Аполлон и Дионис | страница 86



Лев смотрел, пренебрежительно не видя меня, сосредоточенным взглядом, полным мысли и скорби. И, как по строчкам книги, я читал в этом взгляде:

Да, умереть! Уйти навек и без возврата

Туда, куда уйдет и каждый из людей (и зверей).

Стать снова тем ничто, которым был когда-то,

Пред тем, как в мир прийти для жизни и скорбей.

Сочти все радости, что на житейском пире

Из чаши счастия пришлось тебе испить,

И согласись, что, чем бы ни был ты в сем мире,

Есть нечто лучшее, - не быть.

Несомненно, этот зверь, - он умел ставить жизни совершенно определенные вопросы, какие только люди ей ставят, умел из отсутствия ответов делать вполне логические выводы. Разница была только в мелочах: мудрые люди излагают свои выводы в писаниях, мудрый зверь отобразил их в своих глазах. Но существеннейшее, важнейшее было и здесь, и там одинаково.
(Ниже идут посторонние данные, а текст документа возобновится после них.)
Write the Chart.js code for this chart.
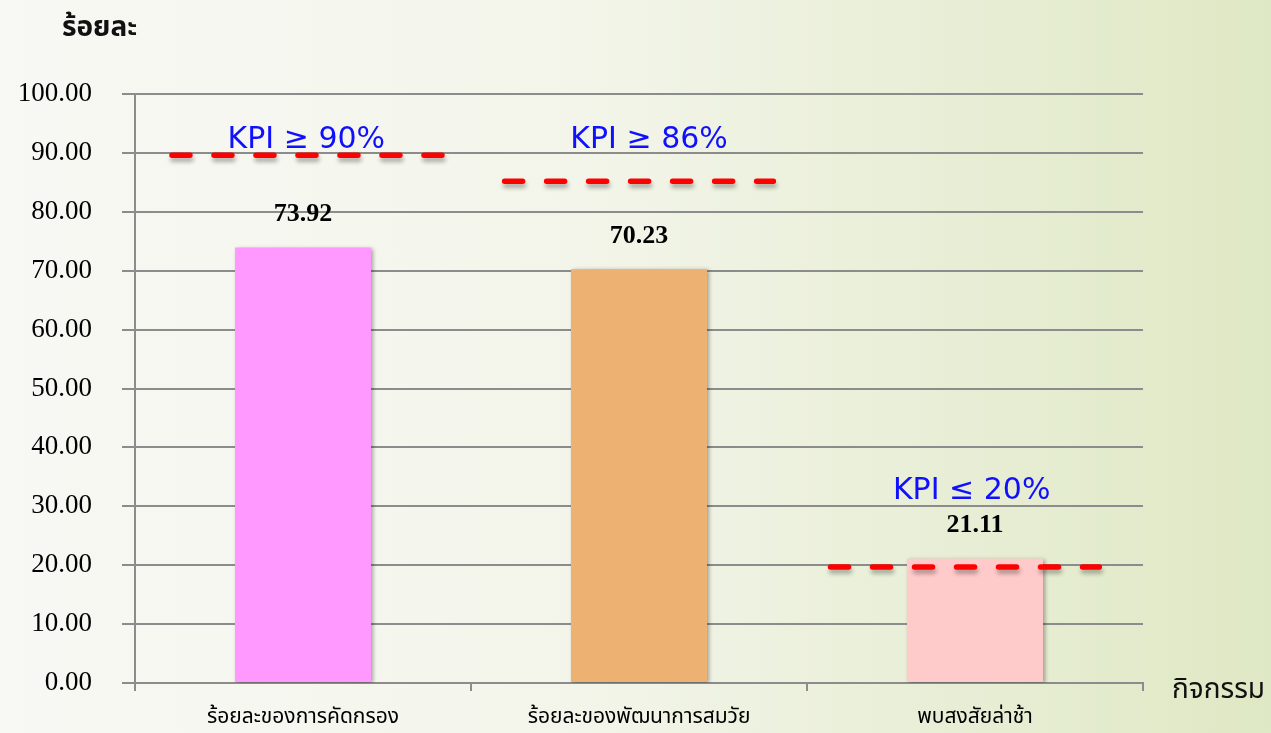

И вдруг мне представилось: кто-то разломал клетку и выпустил на волю мудрого зверя с разбуженною, человеческою мыслью. Ливийская пустыня - сейчас за городом. И зверь пришел в родную пустыню, к родным зверям, вольным детям песков. И собрались дети песков, бегающие, летающие и ползающие, и окружили мудрого зверя, с удивлением и страхом вглядываясь в его страшные, говорящие глаза, полные темного знания.

И мудрый зверь спросил каждого:

- Счастлив ли ты?

Сочти все радости, что на житейском пире

Из чаши счастия пришлось тебе испить...

Задумались звери. Какие же такие особенные радости? Стали считать. Ну, радость на минуту, когда спариваешься с самкою... Когда добычу поймаешь тоже, пожалуй, радость. Большая бывает радость, когда выскочишь из опасности.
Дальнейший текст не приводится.